During my several visits to Da Vang, I sample many selections. I've yet to find anything which isn't eye-opening. For the sake of space and time, rather than list all of the items I try, let me give you a general overview of the menu, highlighting some of its standouts.

Da Vang offers six different versions of pho, the yummy beef and rice-noodle soup which hails from the northern city of Hanoi. Pho Da Vang (#1) is a big bowl of rice noodles and paper-thin slices of beef in glistening beef broth flavored with star anise and ginger. Cilantro, green onion, tripe and some weird cartilaginous-looking things add to the soup's delicate flavoring. A plate of fresh herbs and greenery to be tossed in the soup includes slices of red and green chiles, bean sprouts, cilantro and lime. Be sure to make use of them; combining cooked and raw foods is quintessentially Vietnamese.

Hu tieu, subtitled "House Noodle Soup," originated in Saigon (now Ho Chi Minh City). The broth for this soup sometimes is served separately from the noodles, but not at Da Vang.

At Da Vang, the primary difference between Hanoi- and Saigon-style rice-noodle soups is that the latter includes both seafood and meats, while the former uses meat only--beef or sometimes chicken. Hu tieu bot gao (#9) is a generous mix of rice noodle, shrimp fritter, whole shrimp and thin-sliced pork in a cilantro-and-Chinese-chive-flavored broth. It is marred only by the substitution, the day I try it, of imitation crab for squid.

Mi, or egg noodle soup, will be familiar to anyone who knows and loves the Hong Kong-style noodle soups available at Gourmet House, the Prime, or King's. That's because the Chinese introduced this soup to the Vietnamese, who have made it their own over the years. I like mi hoanh thanh (#18), essentially won ton noodle soup, with a smoky, hot flavor. The won tons are mostly wrapper, but the shrimp and pork filling and chicken broth more than make up for it.

Bun, thin rice vermicelli, is one of my favorite Vietnamese noodle dishes. Nine varieties of bun are available at Da Vang, including two soups--which I can't wait to go back and try.

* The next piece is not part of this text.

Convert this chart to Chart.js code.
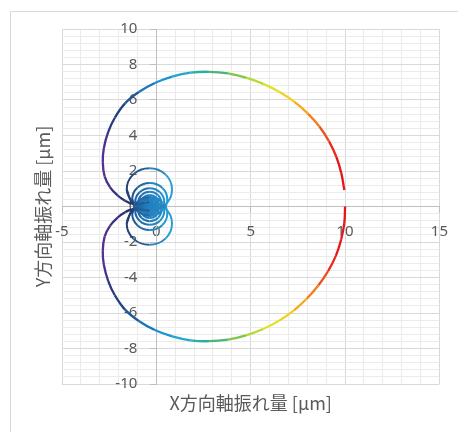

Most bun dishes, including bun thit nuong (#27), are constructed in layers. At the bottom of your bowl you'll find fresh bean sprouts, julienne cucumber, shredded lettuce and Thai basil or mint. These crunchy textures are obscured by cool rice vermicelli, which, in turn, is topped with barbecued pork, chopped roasted peanuts, cilantro and green onions. Add some nuoc cham, the amber-colored spicy-sweet sauce, and a dash or two of Sriracha, a Tabasco-like red chile condiment, toss the whole mix with your chopsticks and enjoy. It's unbeatable for lunch or breakfast: light, yet sustaining and satisfying.

Another dish listed in the bun section of the menu is banh hoi chao tom thit nuong (#31). This is one of the more exotic dishes I order at Da Vang. In essence, it's a do-it-yourself fresh spring-roll plate. I receive a plate of round rice papers cut into quarters, a plate of fresh herbs and greenery and a plate of cold rice vermicelli (that's right, bun), fatty barbecued pork and slices of a substance called ground shrimp, which is something like a shrimp aspic. To eat this concoction, unfurl a rice paper; line with a bit of lettuce, mint, cucumber; add the pork, some bun and ground shrimp and roll up like a miniature burrito. Dip the roll into your bowl of nuoc cham before eating. It's good, but too much for me to finish alone. A little ground shrimp goes a long way.